Could this be the end of an era? An accessible house - will it change my relationship with food when I'm able to easily reach it without being exhausted doing the dreaded stairs - or will I still find myself raiding the fridge, spoon clutched in grubby hand, unwrapping the biscuits? They'll be quicker and easier to get to, of course...

I'll let you know.

5 comments:

The Goldfish said...

It is a dillema though, working out what you can't do because you can't do it and what you don't do because you can't be arsed. When it comes to pain I think we all develop a little meter; if it notches up more than five pain-points I can consider it a "can't do".

But fatigue? I mean fatigue makes us feel lazy. Today I know I didn't have a bath because it would have brought me over the limit of pain I can cope with on my meds and wasted me for the day if I even thought it was physically safe. But I'm not sure that dressing would have had such an effect, I just couldn't be arsed. I think.

[Goldfish's tired brain explodes]

Packet mash is good though. I was brought up on my Mum's proper mashed potatos and must confess in my old age I prefer Smash. :-]

Damon said...

I've been spending lots of time recently trying to spend the least amount of money on the most healthy of foods.

The healthier the food I eat, the healthier I feel.

I have this policy now ... if you have crap food in, you'll eat crap food.

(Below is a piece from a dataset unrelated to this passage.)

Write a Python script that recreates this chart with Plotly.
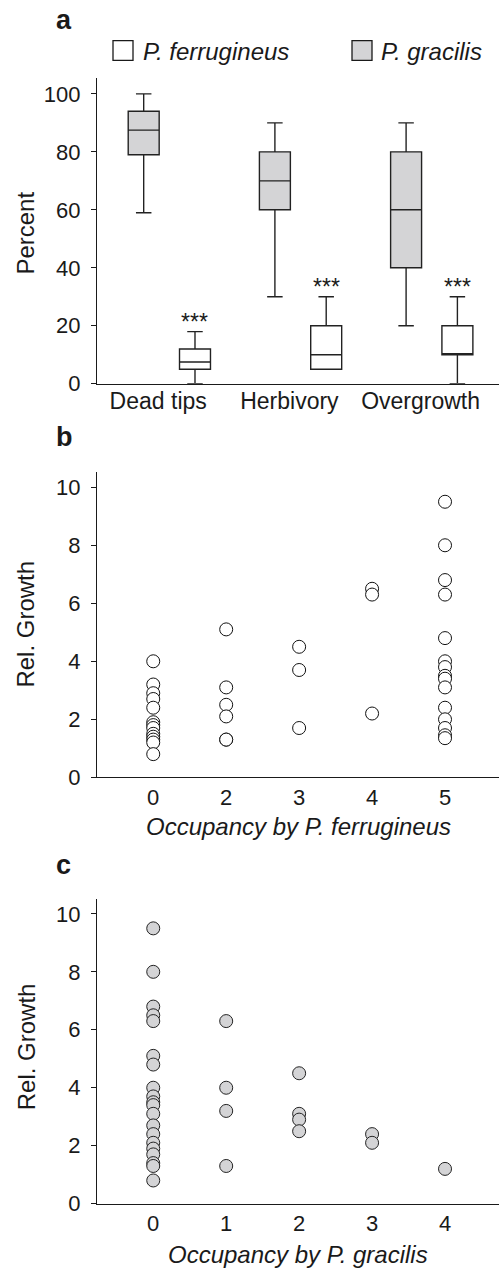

Seems simple doesn't it.

That woman on You Are What you Eat had it right the other night with her sauerkraut tip ... sauerkraut is the fastest of fastest foods, great to keep in the fridge (hello spoon) and healthy too!

That said, tonight I am on my own, I'm a bit pissed off so I'm strongly thinking about taking that easiest of easy roads - yes, the one even easier than taking silverware to fridge - 020 7431 0045 - Dominos on West End Lane. I'd get an indian but I'd probably spend double the money that way.

Anonymous said...

Here, Stateside, we have "instant instant potatoes", which unlike instant potatoes, requires no bowl. The potato flakes come in a foam cup. You peel back the lid and add hot water. No more bothersome dishes to wash, just the infamous spoon. Talk about convenient, at least on days when I can make it to the kitchen. I'm very familiar with forgoing meals because the kitchen's too far away.

Katie said...

I love Damon's comment! Cool!
I tend to eat a mixture of healthy and junk food,but not all at the same time!
I love Dominos too like Damon but their pizzas and other food can leave you filled up in the tummy.
Check my blog if you want
www.personaleyeview.blogspot.com
I'm a fellow Oucher too!

Anonymous said...

I love cooking... but I also love spoon and fridge.

Even then you can cut out the spoon. Fingers + nutella = good.